WHAT YOU WILL DO – Print the listing in its entirety and exactly, leaving out images.

COLLECTED DATA –
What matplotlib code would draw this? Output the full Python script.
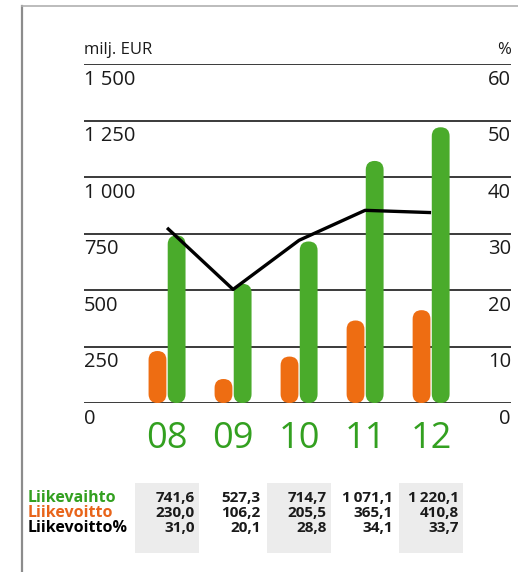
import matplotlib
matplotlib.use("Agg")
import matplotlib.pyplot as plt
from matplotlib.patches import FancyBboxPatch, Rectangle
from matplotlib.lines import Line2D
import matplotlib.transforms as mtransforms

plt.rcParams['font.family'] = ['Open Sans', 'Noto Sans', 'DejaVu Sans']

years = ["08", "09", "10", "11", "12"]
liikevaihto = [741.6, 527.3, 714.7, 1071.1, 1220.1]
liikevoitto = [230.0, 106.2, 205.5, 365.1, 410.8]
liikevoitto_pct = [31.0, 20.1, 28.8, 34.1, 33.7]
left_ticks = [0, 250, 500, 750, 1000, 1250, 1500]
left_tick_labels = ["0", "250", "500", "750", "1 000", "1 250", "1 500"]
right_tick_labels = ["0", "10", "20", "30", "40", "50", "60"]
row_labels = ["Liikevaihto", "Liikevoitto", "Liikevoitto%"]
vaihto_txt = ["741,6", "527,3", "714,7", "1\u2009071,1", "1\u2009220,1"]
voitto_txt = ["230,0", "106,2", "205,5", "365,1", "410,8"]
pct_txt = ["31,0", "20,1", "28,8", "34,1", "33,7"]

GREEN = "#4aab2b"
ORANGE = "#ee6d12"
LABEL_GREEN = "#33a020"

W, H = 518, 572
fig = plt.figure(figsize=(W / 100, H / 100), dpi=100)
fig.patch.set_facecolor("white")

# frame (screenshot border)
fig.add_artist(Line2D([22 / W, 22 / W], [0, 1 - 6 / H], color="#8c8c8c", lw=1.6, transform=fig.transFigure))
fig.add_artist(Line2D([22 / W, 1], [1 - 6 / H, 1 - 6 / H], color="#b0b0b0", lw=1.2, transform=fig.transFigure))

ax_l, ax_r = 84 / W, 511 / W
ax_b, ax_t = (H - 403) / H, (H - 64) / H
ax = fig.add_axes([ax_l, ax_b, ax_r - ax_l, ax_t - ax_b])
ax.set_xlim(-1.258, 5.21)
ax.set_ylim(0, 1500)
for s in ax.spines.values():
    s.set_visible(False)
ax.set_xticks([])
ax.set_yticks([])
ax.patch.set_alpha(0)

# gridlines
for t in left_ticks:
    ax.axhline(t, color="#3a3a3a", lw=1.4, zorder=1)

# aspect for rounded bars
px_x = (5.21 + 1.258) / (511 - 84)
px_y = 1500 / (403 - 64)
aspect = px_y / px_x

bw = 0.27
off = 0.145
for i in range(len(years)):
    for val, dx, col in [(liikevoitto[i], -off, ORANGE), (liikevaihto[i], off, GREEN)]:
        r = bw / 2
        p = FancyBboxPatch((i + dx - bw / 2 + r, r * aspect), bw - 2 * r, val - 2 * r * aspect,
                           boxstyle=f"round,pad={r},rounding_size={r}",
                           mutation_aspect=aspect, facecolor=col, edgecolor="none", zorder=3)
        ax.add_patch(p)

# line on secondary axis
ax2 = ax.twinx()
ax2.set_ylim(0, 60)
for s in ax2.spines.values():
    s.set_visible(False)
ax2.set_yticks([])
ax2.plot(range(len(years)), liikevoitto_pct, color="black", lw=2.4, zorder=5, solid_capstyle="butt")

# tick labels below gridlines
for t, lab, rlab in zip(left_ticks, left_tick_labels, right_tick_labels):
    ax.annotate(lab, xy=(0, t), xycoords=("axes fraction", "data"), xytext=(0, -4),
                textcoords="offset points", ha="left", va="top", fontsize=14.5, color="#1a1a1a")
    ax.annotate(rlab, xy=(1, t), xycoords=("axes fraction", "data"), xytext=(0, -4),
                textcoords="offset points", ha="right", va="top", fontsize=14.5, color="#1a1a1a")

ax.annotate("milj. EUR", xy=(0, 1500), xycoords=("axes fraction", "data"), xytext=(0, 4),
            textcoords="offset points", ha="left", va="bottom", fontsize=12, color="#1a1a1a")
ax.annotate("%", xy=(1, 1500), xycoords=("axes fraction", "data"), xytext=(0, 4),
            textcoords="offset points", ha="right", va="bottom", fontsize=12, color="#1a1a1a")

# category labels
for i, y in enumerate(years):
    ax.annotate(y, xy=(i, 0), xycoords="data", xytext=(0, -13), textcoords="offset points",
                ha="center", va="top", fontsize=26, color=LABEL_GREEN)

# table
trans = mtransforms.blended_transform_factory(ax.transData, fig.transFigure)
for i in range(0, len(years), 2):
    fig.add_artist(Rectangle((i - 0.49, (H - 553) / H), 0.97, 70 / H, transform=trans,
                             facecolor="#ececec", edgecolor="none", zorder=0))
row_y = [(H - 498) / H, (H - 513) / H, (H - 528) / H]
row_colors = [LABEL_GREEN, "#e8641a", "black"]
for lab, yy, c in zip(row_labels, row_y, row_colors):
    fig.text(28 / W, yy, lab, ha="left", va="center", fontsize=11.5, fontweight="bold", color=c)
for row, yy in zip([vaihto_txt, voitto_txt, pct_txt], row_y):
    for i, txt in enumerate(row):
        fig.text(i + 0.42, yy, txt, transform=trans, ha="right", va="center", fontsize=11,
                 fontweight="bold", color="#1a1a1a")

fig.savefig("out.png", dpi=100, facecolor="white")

RESULT OF THIS EXERCISE –
What matplotlib code would draw this? Output the full Python script.
import matplotlib
matplotlib.use("Agg")
import matplotlib.pyplot as plt
from matplotlib.patches import FancyBboxPatch, Rectangle
from matplotlib.lines import Line2D
import matplotlib.transforms as mtransforms

plt.rcParams['font.family'] = ['Open Sans', 'Noto Sans', 'DejaVu Sans']

years = ["08", "09", "10", "11", "12"]
liikevaihto = [741.6, 527.3, 714.7, 1071.1, 1220.1]
liikevoitto = [230.0, 106.2, 205.5, 365.1, 410.8]
liikevoitto_pct = [31.0, 20.1, 28.8, 34.1, 33.7]
left_ticks = [0, 250, 500, 750, 1000, 1250, 1500]
left_tick_labels = ["0", "250", "500", "750", "1 000", "1 250", "1 500"]
right_tick_labels = ["0", "10", "20", "30", "40", "50", "60"]
row_labels = ["Liikevaihto", "Liikevoitto", "Liikevoitto%"]
vaihto_txt = ["741,6", "527,3", "714,7", "1\u2009071,1", "1\u2009220,1"]
voitto_txt = ["230,0", "106,2", "205,5", "365,1", "410,8"]
pct_txt = ["31,0", "20,1", "28,8", "34,1", "33,7"]

GREEN = "#4aab2b"
ORANGE = "#ee6d12"
LABEL_GREEN = "#33a020"

W, H = 518, 572
fig = plt.figure(figsize=(W / 100, H / 100), dpi=100)
fig.patch.set_facecolor("white")

# frame (screenshot border)
fig.add_artist(Line2D([22 / W, 22 / W], [0, 1 - 6 / H], color="#8c8c8c", lw=1.6, transform=fig.transFigure))
fig.add_artist(Line2D([22 / W, 1], [1 - 6 / H, 1 - 6 / H], color="#b0b0b0", lw=1.2, transform=fig.transFigure))

ax_l, ax_r = 84 / W, 511 / W
ax_b, ax_t = (H - 403) / H, (H - 64) / H
ax = fig.add_axes([ax_l, ax_b, ax_r - ax_l, ax_t - ax_b])
ax.set_xlim(-1.258, 5.21)
ax.set_ylim(0, 1500)
for s in ax.spines.values():
    s.set_visible(False)
ax.set_xticks([])
ax.set_yticks([])
ax.patch.set_alpha(0)

# gridlines
for t in left_ticks:
    ax.axhline(t, color="#3a3a3a", lw=1.4, zorder=1)

# aspect for rounded bars
px_x = (5.21 + 1.258) / (511 - 84)
px_y = 1500 / (403 - 64)
aspect = px_y / px_x

bw = 0.27
off = 0.145
for i in range(len(years)):
    for val, dx, col in [(liikevoitto[i], -off, ORANGE), (liikevaihto[i], off, GREEN)]:
        r = bw / 2
        p = FancyBboxPatch((i + dx - bw / 2 + r, r * aspect), bw - 2 * r, val - 2 * r * aspect,
                           boxstyle=f"round,pad={r},rounding_size={r}",
                           mutation_aspect=aspect, facecolor=col, edgecolor="none", zorder=3)
        ax.add_patch(p)

# line on secondary axis
ax2 = ax.twinx()
ax2.set_ylim(0, 60)
for s in ax2.spines.values():
    s.set_visible(False)
ax2.set_yticks([])
ax2.plot(range(len(years)), liikevoitto_pct, color="black", lw=2.4, zorder=5, solid_capstyle="butt")

# tick labels below gridlines
for t, lab, rlab in zip(left_ticks, left_tick_labels, right_tick_labels):
    ax.annotate(lab, xy=(0, t), xycoords=("axes fraction", "data"), xytext=(0, -4),
                textcoords="offset points", ha="left", va="top", fontsize=14.5, color="#1a1a1a")
    ax.annotate(rlab, xy=(1, t), xycoords=("axes fraction", "data"), xytext=(0, -4),
                textcoords="offset points", ha="right", va="top", fontsize=14.5, color="#1a1a1a")

ax.annotate("milj. EUR", xy=(0, 1500), xycoords=("axes fraction", "data"), xytext=(0, 4),
            textcoords="offset points", ha="left", va="bottom", fontsize=12, color="#1a1a1a")
ax.annotate("%", xy=(1, 1500), xycoords=("axes fraction", "data"), xytext=(0, 4),
            textcoords="offset points", ha="right", va="bottom", fontsize=12, color="#1a1a1a")

# category labels
for i, y in enumerate(years):
    ax.annotate(y, xy=(i, 0), xycoords="data", xytext=(0, -13), textcoords="offset points",
                ha="center", va="top", fontsize=26, color=LABEL_GREEN)

# table
trans = mtransforms.blended_transform_factory(ax.transData, fig.transFigure)
for i in range(0, len(years), 2):
    fig.add_artist(Rectangle((i - 0.49, (H - 553) / H), 0.97, 70 / H, transform=trans,
                             facecolor="#ececec", edgecolor="none", zorder=0))
row_y = [(H - 498) / H, (H - 513) / H, (H - 528) / H]
row_colors = [LABEL_GREEN, "#e8641a", "black"]
for lab, yy, c in zip(row_labels, row_y, row_colors):
    fig.text(28 / W, yy, lab, ha="left", va="center", fontsize=11.5, fontweight="bold", color=c)
for row, yy in zip([vaihto_txt, voitto_txt, pct_txt], row_y):
    for i, txt in enumerate(row):
        fig.text(i + 0.42, yy, txt, transform=trans, ha="right", va="center", fontsize=11,
                 fontweight="bold", color="#1a1a1a")

fig.savefig("out.png", dpi=100, facecolor="white")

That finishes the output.